What you will do
Leave out the pictures and restate the rest of the data exactly.

Raw data

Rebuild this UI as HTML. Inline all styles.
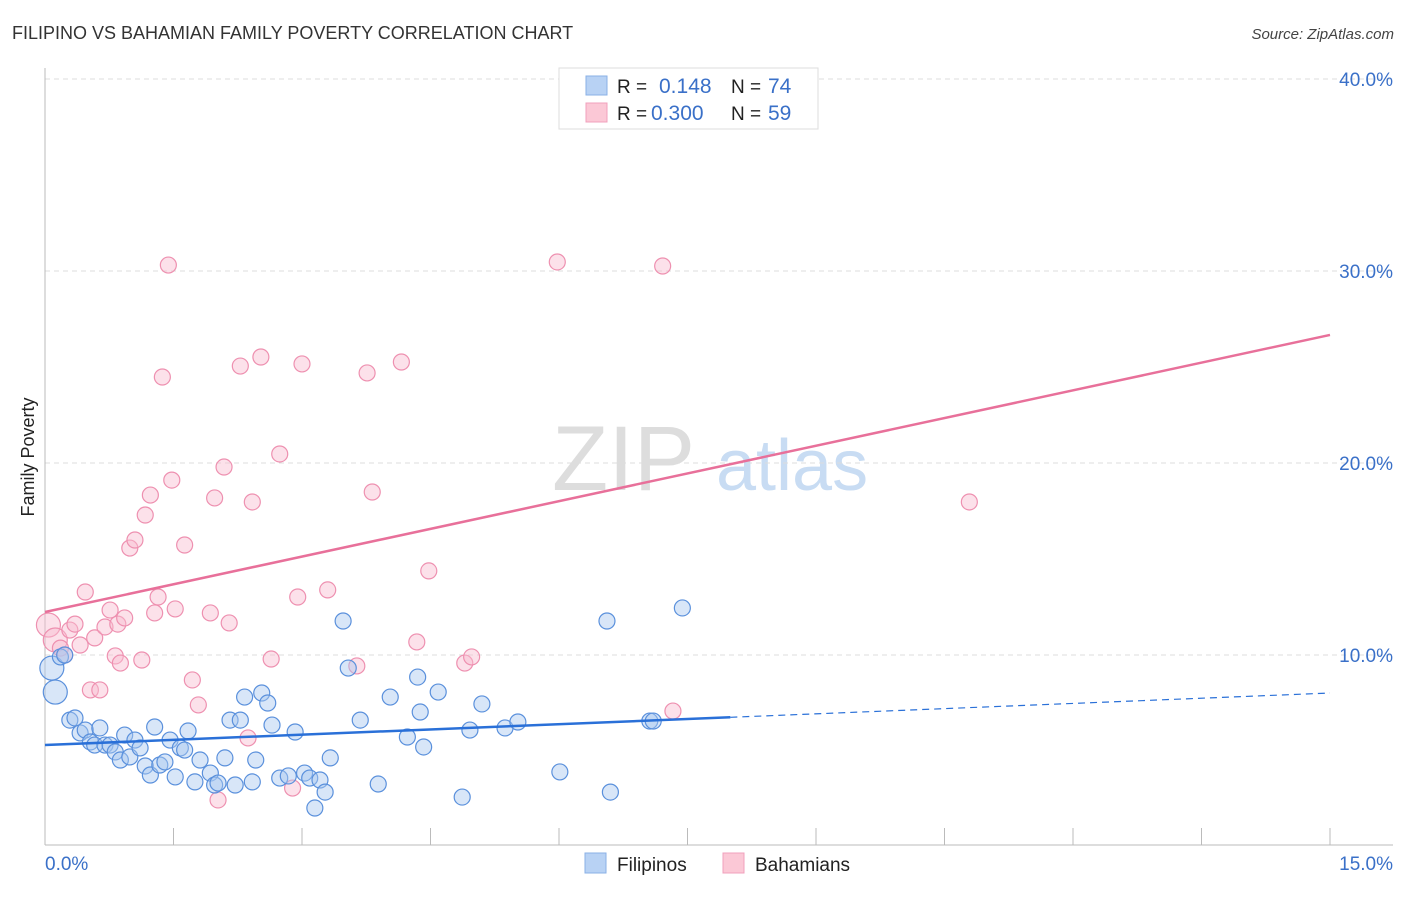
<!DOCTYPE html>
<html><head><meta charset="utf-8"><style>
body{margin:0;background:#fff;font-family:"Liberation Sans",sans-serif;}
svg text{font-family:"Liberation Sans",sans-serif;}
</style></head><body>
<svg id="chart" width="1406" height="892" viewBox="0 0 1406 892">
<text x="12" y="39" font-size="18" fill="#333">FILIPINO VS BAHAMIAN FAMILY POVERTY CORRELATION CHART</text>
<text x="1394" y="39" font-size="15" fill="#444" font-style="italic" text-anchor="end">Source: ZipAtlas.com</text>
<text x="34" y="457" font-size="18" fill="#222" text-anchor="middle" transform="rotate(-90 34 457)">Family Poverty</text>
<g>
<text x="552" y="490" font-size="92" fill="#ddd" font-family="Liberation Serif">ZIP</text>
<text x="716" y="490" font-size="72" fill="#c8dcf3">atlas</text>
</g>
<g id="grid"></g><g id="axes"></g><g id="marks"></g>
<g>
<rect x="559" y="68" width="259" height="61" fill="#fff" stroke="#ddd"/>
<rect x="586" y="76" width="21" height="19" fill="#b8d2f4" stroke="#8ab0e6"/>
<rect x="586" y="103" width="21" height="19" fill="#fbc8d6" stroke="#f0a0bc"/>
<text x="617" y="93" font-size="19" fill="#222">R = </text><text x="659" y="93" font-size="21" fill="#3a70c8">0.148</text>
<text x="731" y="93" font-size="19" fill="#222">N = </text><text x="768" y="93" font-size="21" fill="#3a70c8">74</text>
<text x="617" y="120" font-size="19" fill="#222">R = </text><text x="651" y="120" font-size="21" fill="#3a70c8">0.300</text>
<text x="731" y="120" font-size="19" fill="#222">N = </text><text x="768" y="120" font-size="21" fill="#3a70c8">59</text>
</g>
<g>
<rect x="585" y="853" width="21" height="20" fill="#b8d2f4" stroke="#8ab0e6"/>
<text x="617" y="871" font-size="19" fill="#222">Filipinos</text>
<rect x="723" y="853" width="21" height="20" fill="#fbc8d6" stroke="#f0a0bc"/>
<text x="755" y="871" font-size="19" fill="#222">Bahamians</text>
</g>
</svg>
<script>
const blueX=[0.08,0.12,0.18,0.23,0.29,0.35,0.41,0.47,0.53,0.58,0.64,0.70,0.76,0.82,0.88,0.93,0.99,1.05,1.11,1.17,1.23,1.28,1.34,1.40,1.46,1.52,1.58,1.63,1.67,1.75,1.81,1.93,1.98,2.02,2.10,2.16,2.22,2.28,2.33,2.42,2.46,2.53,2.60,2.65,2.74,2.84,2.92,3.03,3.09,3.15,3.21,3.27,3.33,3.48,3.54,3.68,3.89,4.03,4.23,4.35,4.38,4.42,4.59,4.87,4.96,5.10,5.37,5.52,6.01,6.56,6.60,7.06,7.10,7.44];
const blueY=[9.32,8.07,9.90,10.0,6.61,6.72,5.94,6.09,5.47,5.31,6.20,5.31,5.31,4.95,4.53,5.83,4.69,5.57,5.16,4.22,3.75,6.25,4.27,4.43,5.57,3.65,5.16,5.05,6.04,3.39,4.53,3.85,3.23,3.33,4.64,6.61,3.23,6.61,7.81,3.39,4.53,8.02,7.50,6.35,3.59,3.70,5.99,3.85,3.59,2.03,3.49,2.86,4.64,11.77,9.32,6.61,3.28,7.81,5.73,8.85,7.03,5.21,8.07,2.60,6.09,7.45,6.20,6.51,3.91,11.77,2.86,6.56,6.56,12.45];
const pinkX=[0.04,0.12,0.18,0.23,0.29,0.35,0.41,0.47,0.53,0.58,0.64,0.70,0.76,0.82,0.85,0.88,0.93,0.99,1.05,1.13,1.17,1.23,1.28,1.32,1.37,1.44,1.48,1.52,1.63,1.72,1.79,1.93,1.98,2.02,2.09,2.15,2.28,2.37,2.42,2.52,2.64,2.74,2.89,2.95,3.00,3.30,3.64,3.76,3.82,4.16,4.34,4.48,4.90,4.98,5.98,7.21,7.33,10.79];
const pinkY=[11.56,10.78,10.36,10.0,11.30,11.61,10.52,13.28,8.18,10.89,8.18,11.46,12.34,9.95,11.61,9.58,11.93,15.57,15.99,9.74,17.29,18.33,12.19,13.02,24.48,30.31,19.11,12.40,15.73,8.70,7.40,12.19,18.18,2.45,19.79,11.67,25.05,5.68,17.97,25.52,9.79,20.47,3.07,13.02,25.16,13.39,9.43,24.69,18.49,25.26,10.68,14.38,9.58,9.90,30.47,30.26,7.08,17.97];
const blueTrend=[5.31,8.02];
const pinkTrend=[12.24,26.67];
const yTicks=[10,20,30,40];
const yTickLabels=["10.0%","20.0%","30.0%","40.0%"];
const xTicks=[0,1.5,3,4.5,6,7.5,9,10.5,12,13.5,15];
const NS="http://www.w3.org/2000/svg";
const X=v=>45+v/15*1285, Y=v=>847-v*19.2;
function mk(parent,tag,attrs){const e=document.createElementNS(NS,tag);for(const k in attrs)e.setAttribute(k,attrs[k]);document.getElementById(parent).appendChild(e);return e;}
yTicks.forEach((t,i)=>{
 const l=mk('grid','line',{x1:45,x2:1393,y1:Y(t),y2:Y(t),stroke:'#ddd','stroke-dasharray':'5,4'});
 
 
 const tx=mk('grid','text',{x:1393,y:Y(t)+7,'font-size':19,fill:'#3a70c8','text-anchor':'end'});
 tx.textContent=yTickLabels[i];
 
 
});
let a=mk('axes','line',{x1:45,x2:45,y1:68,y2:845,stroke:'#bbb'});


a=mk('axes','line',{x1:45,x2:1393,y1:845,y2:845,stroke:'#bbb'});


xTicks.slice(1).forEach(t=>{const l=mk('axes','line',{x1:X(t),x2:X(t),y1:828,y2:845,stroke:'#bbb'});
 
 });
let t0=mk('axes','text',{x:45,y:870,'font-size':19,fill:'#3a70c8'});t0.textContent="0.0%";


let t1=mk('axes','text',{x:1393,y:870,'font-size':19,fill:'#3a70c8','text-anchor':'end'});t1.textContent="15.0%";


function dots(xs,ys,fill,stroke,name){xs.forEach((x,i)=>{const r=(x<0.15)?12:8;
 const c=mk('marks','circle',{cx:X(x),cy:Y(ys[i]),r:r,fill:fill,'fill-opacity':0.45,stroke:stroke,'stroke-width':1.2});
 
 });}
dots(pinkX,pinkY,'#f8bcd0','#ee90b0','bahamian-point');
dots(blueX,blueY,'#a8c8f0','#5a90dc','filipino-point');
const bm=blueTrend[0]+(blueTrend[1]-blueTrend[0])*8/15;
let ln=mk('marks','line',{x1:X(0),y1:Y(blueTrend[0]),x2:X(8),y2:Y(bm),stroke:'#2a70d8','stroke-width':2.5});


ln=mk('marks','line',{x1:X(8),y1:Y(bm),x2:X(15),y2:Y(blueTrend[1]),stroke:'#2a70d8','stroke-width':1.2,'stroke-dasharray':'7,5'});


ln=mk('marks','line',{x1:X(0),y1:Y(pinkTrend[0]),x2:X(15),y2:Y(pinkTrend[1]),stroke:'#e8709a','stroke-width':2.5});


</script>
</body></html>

Written reply
Rebuild this UI as HTML. Inline all styles.
<!DOCTYPE html>
<html><head><meta charset="utf-8"><style>
body{margin:0;background:#fff;font-family:"Liberation Sans",sans-serif;}
svg text{font-family:"Liberation Sans",sans-serif;}
</style></head><body>
<svg id="chart" width="1406" height="892" viewBox="0 0 1406 892">
<text x="12" y="39" font-size="18" fill="#333">FILIPINO VS BAHAMIAN FAMILY POVERTY CORRELATION CHART</text>
<text x="1394" y="39" font-size="15" fill="#444" font-style="italic" text-anchor="end">Source: ZipAtlas.com</text>
<text x="34" y="457" font-size="18" fill="#222" text-anchor="middle" transform="rotate(-90 34 457)">Family Poverty</text>
<g>
<text x="552" y="490" font-size="92" fill="#ddd" font-family="Liberation Serif">ZIP</text>
<text x="716" y="490" font-size="72" fill="#c8dcf3">atlas</text>
</g>
<g id="grid"></g><g id="axes"></g><g id="marks"></g>
<g>
<rect x="559" y="68" width="259" height="61" fill="#fff" stroke="#ddd"/>
<rect x="586" y="76" width="21" height="19" fill="#b8d2f4" stroke="#8ab0e6"/>
<rect x="586" y="103" width="21" height="19" fill="#fbc8d6" stroke="#f0a0bc"/>
<text x="617" y="93" font-size="19" fill="#222">R = </text><text x="659" y="93" font-size="21" fill="#3a70c8">0.148</text>
<text x="731" y="93" font-size="19" fill="#222">N = </text><text x="768" y="93" font-size="21" fill="#3a70c8">74</text>
<text x="617" y="120" font-size="19" fill="#222">R = </text><text x="651" y="120" font-size="21" fill="#3a70c8">0.300</text>
<text x="731" y="120" font-size="19" fill="#222">N = </text><text x="768" y="120" font-size="21" fill="#3a70c8">59</text>
</g>
<g>
<rect x="585" y="853" width="21" height="20" fill="#b8d2f4" stroke="#8ab0e6"/>
<text x="617" y="871" font-size="19" fill="#222">Filipinos</text>
<rect x="723" y="853" width="21" height="20" fill="#fbc8d6" stroke="#f0a0bc"/>
<text x="755" y="871" font-size="19" fill="#222">Bahamians</text>
</g>
</svg>
<script>
const blueX=[0.08,0.12,0.18,0.23,0.29,0.35,0.41,0.47,0.53,0.58,0.64,0.70,0.76,0.82,0.88,0.93,0.99,1.05,1.11,1.17,1.23,1.28,1.34,1.40,1.46,1.52,1.58,1.63,1.67,1.75,1.81,1.93,1.98,2.02,2.10,2.16,2.22,2.28,2.33,2.42,2.46,2.53,2.60,2.65,2.74,2.84,2.92,3.03,3.09,3.15,3.21,3.27,3.33,3.48,3.54,3.68,3.89,4.03,4.23,4.35,4.38,4.42,4.59,4.87,4.96,5.10,5.37,5.52,6.01,6.56,6.60,7.06,7.10,7.44];
const blueY=[9.32,8.07,9.90,10.0,6.61,6.72,5.94,6.09,5.47,5.31,6.20,5.31,5.31,4.95,4.53,5.83,4.69,5.57,5.16,4.22,3.75,6.25,4.27,4.43,5.57,3.65,5.16,5.05,6.04,3.39,4.53,3.85,3.23,3.33,4.64,6.61,3.23,6.61,7.81,3.39,4.53,8.02,7.50,6.35,3.59,3.70,5.99,3.85,3.59,2.03,3.49,2.86,4.64,11.77,9.32,6.61,3.28,7.81,5.73,8.85,7.03,5.21,8.07,2.60,6.09,7.45,6.20,6.51,3.91,11.77,2.86,6.56,6.56,12.45];
const pinkX=[0.04,0.12,0.18,0.23,0.29,0.35,0.41,0.47,0.53,0.58,0.64,0.70,0.76,0.82,0.85,0.88,0.93,0.99,1.05,1.13,1.17,1.23,1.28,1.32,1.37,1.44,1.48,1.52,1.63,1.72,1.79,1.93,1.98,2.02,2.09,2.15,2.28,2.37,2.42,2.52,2.64,2.74,2.89,2.95,3.00,3.30,3.64,3.76,3.82,4.16,4.34,4.48,4.90,4.98,5.98,7.21,7.33,10.79];
const pinkY=[11.56,10.78,10.36,10.0,11.30,11.61,10.52,13.28,8.18,10.89,8.18,11.46,12.34,9.95,11.61,9.58,11.93,15.57,15.99,9.74,17.29,18.33,12.19,13.02,24.48,30.31,19.11,12.40,15.73,8.70,7.40,12.19,18.18,2.45,19.79,11.67,25.05,5.68,17.97,25.52,9.79,20.47,3.07,13.02,25.16,13.39,9.43,24.69,18.49,25.26,10.68,14.38,9.58,9.90,30.47,30.26,7.08,17.97];
const blueTrend=[5.31,8.02];
const pinkTrend=[12.24,26.67];
const yTicks=[10,20,30,40];
const yTickLabels=["10.0%","20.0%","30.0%","40.0%"];
const xTicks=[0,1.5,3,4.5,6,7.5,9,10.5,12,13.5,15];
const NS="http://www.w3.org/2000/svg";
const X=v=>45+v/15*1285, Y=v=>847-v*19.2;
function mk(parent,tag,attrs){const e=document.createElementNS(NS,tag);for(const k in attrs)e.setAttribute(k,attrs[k]);document.getElementById(parent).appendChild(e);return e;}
yTicks.forEach((t,i)=>{
 const l=mk('grid','line',{x1:45,x2:1393,y1:Y(t),y2:Y(t),stroke:'#ddd','stroke-dasharray':'5,4'});
 
 
 const tx=mk('grid','text',{x:1393,y:Y(t)+7,'font-size':19,fill:'#3a70c8','text-anchor':'end'});
 tx.textContent=yTickLabels[i];
 
 
});
let a=mk('axes','line',{x1:45,x2:45,y1:68,y2:845,stroke:'#bbb'});


a=mk('axes','line',{x1:45,x2:1393,y1:845,y2:845,stroke:'#bbb'});


xTicks.slice(1).forEach(t=>{const l=mk('axes','line',{x1:X(t),x2:X(t),y1:828,y2:845,stroke:'#bbb'});
 
 });
let t0=mk('axes','text',{x:45,y:870,'font-size':19,fill:'#3a70c8'});t0.textContent="0.0%";


let t1=mk('axes','text',{x:1393,y:870,'font-size':19,fill:'#3a70c8','text-anchor':'end'});t1.textContent="15.0%";


function dots(xs,ys,fill,stroke,name){xs.forEach((x,i)=>{const r=(x<0.15)?12:8;
 const c=mk('marks','circle',{cx:X(x),cy:Y(ys[i]),r:r,fill:fill,'fill-opacity':0.45,stroke:stroke,'stroke-width':1.2});
 
 });}
dots(pinkX,pinkY,'#f8bcd0','#ee90b0','bahamian-point');
dots(blueX,blueY,'#a8c8f0','#5a90dc','filipino-point');
const bm=blueTrend[0]+(blueTrend[1]-blueTrend[0])*8/15;
let ln=mk('marks','line',{x1:X(0),y1:Y(blueTrend[0]),x2:X(8),y2:Y(bm),stroke:'#2a70d8','stroke-width':2.5});


ln=mk('marks','line',{x1:X(8),y1:Y(bm),x2:X(15),y2:Y(blueTrend[1]),stroke:'#2a70d8','stroke-width':1.2,'stroke-dasharray':'7,5'});


ln=mk('marks','line',{x1:X(0),y1:Y(pinkTrend[0]),x2:X(15),y2:Y(pinkTrend[1]),stroke:'#e8709a','stroke-width':2.5});


</script>
</body></html>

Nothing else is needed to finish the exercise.